» **Exercise details**: Copy exactly the lines that run from the top of the listing to the line containing "XAxis, YAxis, CartesianGrid", both ends included, and omit the pictures.

----- Provided material -----

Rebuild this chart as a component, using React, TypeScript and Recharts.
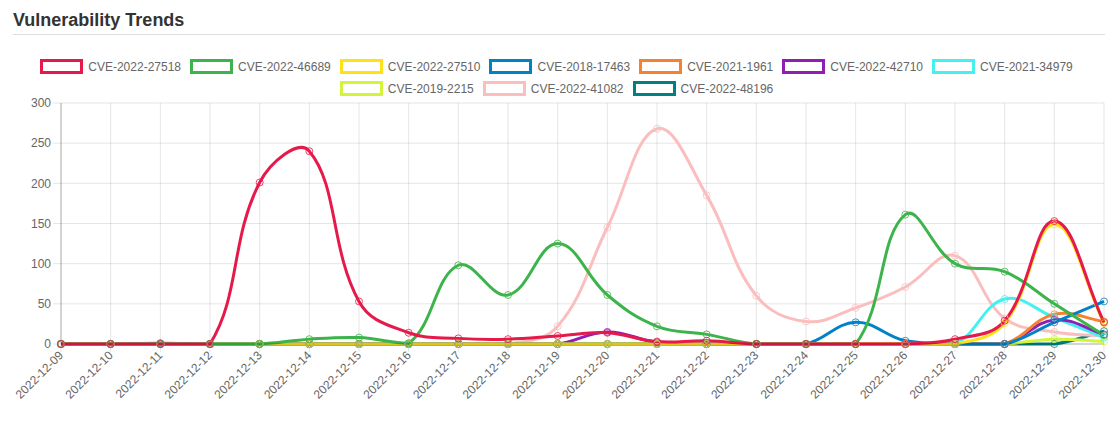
import React from "react";
import { LineChart, Line, XAxis, YAxis, CartesianGrid } from "recharts";

const dates = [
  "2022-12-09", "2022-12-10", "2022-12-11", "2022-12-12", "2022-12-13", "2022-12-14",
  "2022-12-15", "2022-12-16", "2022-12-17", "2022-12-18", "2022-12-19", "2022-12-20",
  "2022-12-21", "2022-12-22", "2022-12-23", "2022-12-24", "2022-12-25", "2022-12-26",
  "2022-12-27", "2022-12-28", "2022-12-29", "2022-12-30",
];

const cve202227518 = [0, 0, 0, 0, 201, 240, 53, 14, 7, 6, 10, 14, 3, 4, 0, 0, 0, 0, 6, 29, 153, 27];
const cve202246689 = [0, 0, 0, 0, 0, 6, 8, 1, 98, 61, 125, 61, 22, 12, 0, 0, 0, 161, 100, 90, 50, 11];
const cve202227510 = [0, 0, 0, 0, 0, 0, 0, 0, 0, 0, 0, 0, 0, 0, 0, 0, 0, 0, 0, 26, 149, 26];
const cve201817463 = [0, 0, 1, 0, 0, 0, 0, 0, 0, 0, 0, 0, 0, 0, 0, 0, 27, 4, 0, 0, 27, 53];
const cve20211961 = [0, 0, 0, 0, 0, 0, 0, 0, 0, 0, 0, 0, 0, 0, 0, 0, 0, 0, 0, 0, 37, 28];
const cve202242710 = [0, 0, 0, 0, 0, 0, 0, 0, 0, 0, 0, 15, 2, 0, 0, 0, 0, 0, 0, 0, 30, 12];
const cve202134979 = [0, 0, 0, 0, 0, 0, 0, 0, 0, 0, 0, 0, 0, 0, 0, 0, 0, 0, 0, 56, 33, 8];
const cve20192215 = [0, 0, 0, 0, 0, 0, 0, 0, 0, 0, 0, 0, 0, 0, 0, 0, 0, 0, 0, 0, 6, 3];
const cve202241082 = [0, 0, 0, 0, 0, 0, 0, 0, 0, 0, 22, 145, 268, 185, 60, 28, 45, 71, 110, 32, 15, 10];
const cve202248196 = [0, 0, 0, 0, 0, 0, 0, 0, 0, 0, 0, 0, 0, 0, 0, 0, 0, 0, 0, 0, 0, 16];

const yTicks = [0, 50, 100, 150, 200, 250, 300];

const series = [
  { name: "CVE-2022-27518", color: "#e6194b", values: cve202227518 },
  { name: "CVE-2022-46689", color: "#3cb44b", values: cve202246689 },
  { name: "CVE-2022-27510", color: "#ffe119", values: cve202227510 },
  { name: "CVE-2018-17463", color: "#0082c8", values: cve201817463 },
  { name: "CVE-2021-1961", color: "#f58231", values: cve20211961 },
  { name: "CVE-2022-42710", color: "#911eb4", values: cve202242710 },
  { name: "CVE-2021-34979", color: "#46f0f0", values: cve202134979 },
  { name: "CVE-2019-2215", color: "#d2f53c", values: cve20192215 },
  { name: "CVE-2022-41082", color: "#fabebe", values: cve202241082 },
  { name: "CVE-2022-48196", color: "#008080", values: cve202248196 },
];

const data = dates.map((date, i) => {
  const row: Record<string, string | number> = { date };
  series.forEach((s) => (row[s.name] = s.values[i]));
  return row;
});

const W = 1118;
const H = 428;
const MARGIN = { top: 103, right: 14, bottom: 0, left: 8 };
const Y_AXIS_W = 53;
const X_AXIS_H = 84;
const AREA = {
  left: MARGIN.left + Y_AXIS_W,
  right: W - MARGIN.right,
  top: MARGIN.top,
  bottom: H - MARGIN.bottom - X_AXIS_H,
};
const FONT = '"Liberation Sans", Arial, Helvetica, sans-serif';
const GRID = "rgba(0,0,0,0.1)";

// chart.js style spline (tension 0.4), control points capped to the plot area
function splineCurve(context: any) {
  let pts: [number, number][] = [];
  const clamp = (v: number, lo: number, hi: number) => Math.max(lo, Math.min(hi, v));
  return {
    areaStart() {},
    areaEnd() {},
    lineStart() {
      pts = [];
    },
    point(x: number, y: number) {
      pts.push([+x, +y]);
    },
    lineEnd() {
      const n = pts.length;
      if (!n) return;
      const t = 0.4;
      const cps = pts.map((cur, i) => {
        const prev = pts[i - 1] || cur;
        const next = pts[i + 1] || cur;
        const d01 = Math.hypot(cur[0] - prev[0], cur[1] - prev[1]);
        const d12 = Math.hypot(next[0] - cur[0], next[1] - cur[1]);
        let s01 = d01 / (d01 + d12);
        let s12 = d12 / (d01 + d12);
        if (isNaN(s01)) s01 = 0;
        if (isNaN(s12)) s12 = 0;
        const fa = t * s01;
        const fb = t * s12;
        const dx = next[0] - prev[0];
        const dy = next[1] - prev[1];
        return {
          px: clamp(cur[0] - fa * dx, AREA.left, AREA.right),
          py: clamp(cur[1] - fa * dy, AREA.top, AREA.bottom),
          nx: clamp(cur[0] + fb * dx, AREA.left, AREA.right),
          ny: clamp(cur[1] + fb * dy, AREA.top, AREA.bottom),
        };
      });
      context.moveTo(pts[0][0], pts[0][1]);
      for (let i = 1; i < n; i++) {
        context.bezierCurveTo(cps[i - 1].nx, cps[i - 1].ny, cps[i].px, cps[i].py, pts[i][0], pts[i][1]);
      }
    },
  };
}

function DateTick({ x, y, payload }: any) {
  return (
    <text
      transform={`translate(${x},${y + 1})rotate(-45)`}
      textAnchor="end"
      dy="0.35em"
      fill="#666"
      fontSize={12}
      fontFamily={FONT}
    >
      {payload.value}
    </text>
  );
}

function LegendRow({ items, top }: { items: typeof series; top: number }) {
  return (
    <div
      style={{
        position: "absolute",
        left: 0,
        top,
        width: 1122,
        height: 15,
        display: "flex",
        justifyContent: "center",
        alignItems: "center",
      }}
    >
      {items.map((s) => (
        <div key={s.name} style={{ display: "flex", alignItems: "center", marginRight: 9 }}>
          <div
            style={{
              width: 43,
              height: 15,
              boxSizing: "border-box",
              border: `3px solid ${s.color}`,
              background: "#fff",
            }}
          />
          <span style={{ marginLeft: 5, fontSize: 12, color: "#666", whiteSpace: "nowrap" }}>{s.name}</span>
        </div>
      ))}
    </div>
  );
}

export default function App() {
  return (
    <div
      style={{
        position: "fixed",
        left: 0,
        top: 0,
        width: W,
        height: H,
        background: "#fff",
        fontFamily: FONT,
        overflow: "hidden",
      }}
    >
      <div style={{ position: "absolute", left: 0, top: 0 }}>
        <LineChart width={W} height={H} data={data} margin={MARGIN}>
          <CartesianGrid stroke={GRID} />
          <XAxis
            dataKey="date"
            interval={0}
            height={X_AXIS_H}
            tick={<DateTick />}
            tickSize={8}
            tickMargin={0}
            tickLine={{ stroke: GRID }}
            axisLine={{ stroke: "rgba(0,0,0,0.25)" }}
          />
          <YAxis
            width={Y_AXIS_W}
            domain={[0, 300]}
            ticks={yTicks}
            tickSize={8}
            tickMargin={2}
            tickLine={{ stroke: GRID }}
            axisLine={{ stroke: "rgba(0,0,0,0.25)" }}
            tick={{ fill: "#666", fontSize: 12, fontFamily: FONT }}
          />
          {[...series].reverse().map((s) => (
            <Line
              key={s.name}
              dataKey={s.name}
              type={splineCurve as any}
              stroke={s.color}
              strokeWidth={3}
              dot={{ r: 3.5, stroke: s.color, strokeWidth: 1, fill: "none", strokeOpacity: 0.8 }}
              activeDot={false}
              isAnimationActive={false}
            />
          ))}
        </LineChart>
      </div>
      <div
        style={{
          position: "absolute",
          left: 13,
          top: 9,
          fontSize: 18,
          fontWeight: "bold",
          color: "#333",
          lineHeight: "22px",
        }}
      >
        Vulnerability Trends
      </div>
      <div style={{ position: "absolute", left: 13, top: 34, width: 1092, height: 1, background: "#ddd" }} />
      <LegendRow items={series.slice(0, 7)} top={59} />
      <LegendRow items={series.slice(7)} top={81} />
    </div>
  );
}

-----

» **Exercise response**:
Rebuild this chart as a component, using React, TypeScript and Recharts.
import React from "react";
import { LineChart, Line, XAxis, YAxis, CartesianGrid } from "recharts";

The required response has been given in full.